会社にこのことがばれてしまうのはまずいと思い「会社には言わないでください」というと、「あ、そう。まあ困るよね。わかった、じゃあまずは家族に払ってもらうわ。それでもダメなら会社ね」と言われ事務所を追い出されました。結局念書にはサインをしていません。
家族にも勤務先にもこのことはばらされたくありません。しかし300万円という大金も持っておらず、どうしたらいいのかわからず不安でたまらない日々を送っています。
【解決の流れ】示談金40万円で解決しました
このケースは、金銭の要求はあったものの、まだ支払いをしていないため現在のところは実害がありません。しかし、「会社や家族に請求する」と言われています。
本番トラブルに巻き込まれる依頼者が揃って口にするのは「絶対に会社や家族にはばれたくない」です。
今回の相談者も、家族や会社に風俗店とのトラブルがばれてしまうことを恐れており、当事務所の弁護士に依頼されました。
まず今回のケースでは、ヘルス嬢が口頭で「嫌だ」と拒絶しているのに挿入し、本番行為に及んでいます。
ただ、ヘルス嬢は行為の最中に抵抗することはなく、また、相談者も、強制性交等罪(旧強姦罪)が成立する要件である「相手方の抗拒を不能にし又はこれを著しく困難ならしめる程度の」暴行や脅迫を用いたものではありません。
そのため、刑事事件に発展する可能性は低いと弁護士は判断しました。
とはいえ、ヘルス嬢が拒絶の意思を伝えていたところを無視して行為に及んだ以上、精神的・肉体的な損害を与えたことは間違いないでしょう。
この点、相談者も十分に反省しており、自分のできる範囲で女性に謝意を示したいとの考えがあったため、示談の申し入れをすることにしました。

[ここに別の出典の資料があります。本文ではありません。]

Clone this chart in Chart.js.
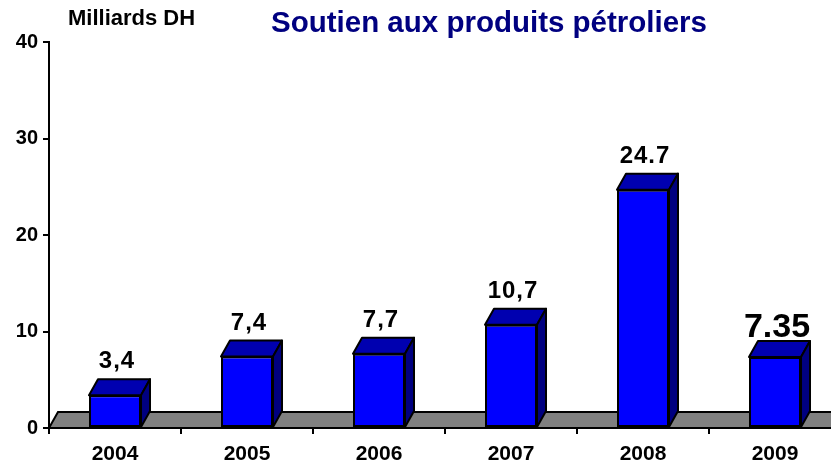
<!DOCTYPE html>
<html>
<head>
<meta charset="utf-8">
<script src="https://cdn.jsdelivr.net/npm/chart.js@4"></script>
<style>
  html, body { margin: 0; padding: 0; overflow: hidden; background: #fff; }
  canvas { display: block; }
</style>
</head>
<body>
<canvas id="chart" width="860" height="467"></canvas>
<script>
const years = ["2004", "2005", "2006", "2007", "2008", "2009"];
const values = [3.4, 7.4, 7.7, 10.7, 24.7, 7.35];
const valueLabels = ["3,4", "7,4", "7,7", "10,7", "24.7", "7.35"];
const yTicks = [0, 10, 20, 30, 40];

const FONT = "'Liberation Sans', Arial, sans-serif";
const DX = 9, DY = 16;

// floor, 3d faces, labels and titles
const deco = {
  id: "deco",
  beforeDatasetsDraw(chart) {
    const ctx = chart.ctx;
    const area = chart.chartArea;
    const y0 = chart.scales.y.getPixelForValue(0);
    ctx.save();
    ctx.beginPath();
    ctx.moveTo(area.left, y0);
    ctx.lineTo(area.right, y0);
    ctx.lineTo(area.right + DX, y0 - DY);
    ctx.lineTo(area.left + DX, y0 - DY);
    ctx.closePath();
    ctx.fillStyle = "#808080";
    ctx.fill();
    ctx.lineWidth = 2;
    ctx.strokeStyle = "#000";
    ctx.stroke();
    ctx.restore();
  },
  afterDatasetsDraw(chart) {
    const ctx = chart.ctx;
    const meta = chart.getDatasetMeta(0);
    ctx.save();
    ctx.lineWidth = 2;
    ctx.lineJoin = "round";
    ctx.strokeStyle = "#000";
    meta.data.forEach((bar, i) => {
      const p = bar.getProps(["x", "y", "base", "width"], true);
      const l = p.x - p.width / 2, r = p.x + p.width / 2;
      // top
      ctx.beginPath();
      ctx.moveTo(l, p.y);
      ctx.lineTo(l + DX, p.y - DY);
      ctx.lineTo(r + DX, p.y - DY);
      ctx.lineTo(r, p.y);
      ctx.closePath();
      ctx.fillStyle = "#0000B0";
      ctx.fill();
      ctx.stroke();
      // side
      ctx.beginPath();
      ctx.moveTo(r, p.y);
      ctx.lineTo(r + DX, p.y - DY);
      ctx.lineTo(r + DX, p.base - DY);
      ctx.lineTo(r, p.base);
      ctx.closePath();
      ctx.fillStyle = "#000080";
      ctx.fill();
      ctx.stroke();
      // value label
      const size = i === 5 ? 34 : 24;
      ctx.fillStyle = "#000";
      ctx.font = "bold " + size + "px " + FONT;
      ctx.letterSpacing = i === 5 ? "0px" : "1px";
      ctx.textAlign = "center";
      ctx.textBaseline = "alphabetic";
      ctx.fillText(valueLabels[i], p.x + 2, p.y - DY - (i === 5 ? 4 : 11));
    });
    ctx.restore();
  },
  afterDraw(chart) {
    const ctx = chart.ctx;
    ctx.save();
    ctx.fillStyle = "#000";
    ctx.font = "bold 22px " + FONT;
    ctx.textAlign = "left";
    ctx.textBaseline = "alphabetic";
    ctx.fillText("Milliards DH", 68, 25);
    ctx.fillStyle = "#000080";
    ctx.font = "bold 29.5px " + FONT;
    ctx.textAlign = "center";
    ctx.fillText("Soutien aux produits pétroliers", 489, 32);
    ctx.restore();
  }
};

new Chart(document.getElementById("chart"), {
  type: "bar",
  data: {
    labels: years,
    datasets: [{
      data: values,
      backgroundColor: "#0000FF",
      borderColor: "#000",
      borderWidth: 2,
      borderSkipped: false,
      categoryPercentage: 1,
      barPercentage: 0.394
    }]
  },
  options: {
    responsive: false,
    animation: false,
    layout: { padding: { top: 42, right: 19, left: 0, bottom: 0 } },
    plugins: { legend: { display: false }, tooltip: { enabled: false } },
    scales: {
      x: {
        afterFit: (s) => { s.height = 39; },
        grid: { drawOnChartArea: false, drawTicks: true, tickLength: 6, color: "#000", lineWidth: 2, offset: true },
        border: { color: "#000", width: 2 },
        ticks: { color: "#000", font: { family: FONT, size: 21, weight: "bold" }, padding: 8, maxRotation: 0 }
      },
      y: {
        min: 0,
        max: 40,
        afterFit: (s) => { s.width = 49; },
        afterBuildTicks: (s) => { s.ticks = yTicks.map(v => ({ value: v })); },
        grid: { drawOnChartArea: false, drawTicks: true, tickLength: 6, color: "#000", lineWidth: 2 },
        border: { color: "#000", width: 2 },
        ticks: { color: "#000", font: { family: FONT, size: 20, weight: "bold" }, padding: 5 }
      }
    }
  },
  plugins: [deco]
});
</script>
</body>
</html>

まず弁護士は、風俗店に電話をし、相談者が女性に対して謝罪の意思を示していること、示談金の支払いを考えていることを店長に率直に伝えました。
そのうえで、弁護士が代理人になった以上、相談者の勤務先や家庭への連絡や取り立てをしてはならないことを伝え、理解を得られました。
後日、風俗店の事務所に訪問し、店長と名刺交換をするとすぐさま、「300万ちゃんと耳を揃えて弁護士さんが持ってきてくれましたよね?」と店長は口にしました。
弁護士は、今回のケースでは、ヘルス嬢が口頭で本番行為を拒否した点については相談者に大いに問題があることを認めました。そのうえで、強制性交等罪の成立要件を満たさないため刑事事件とはならないこと、これまでの示談事例からして、本件では30万円~50万円の示談金額で収まるケースが多いことを正直に伝えました。
また、「会社や家族への取り立て」を口にして金銭要求をしたことが恐喝言動にあたるため、相談者も”恐怖を感じた”ことを話しました。
状況からして300万円全額は難しいと店長は判断されたようでしたので、ヘルス嬢の妊娠・性病の検査費用、アフターピルの費用、交通費、慰謝料等を含めて40万円で示談をするよう弁護士から提案し、了承に漕ぎつけました。
後日改めて事務所に訪問し、ヘルス嬢と代理人弁護士との間で示談書を交わし無事解決となりました。
なお、免許証のコピーは破棄してもらうこと、今回の件については一切他言しないという秘密保持条項を示談書に盛り込むことができたため、その後男性に対して店やヘルス嬢からの連絡は一切ありません。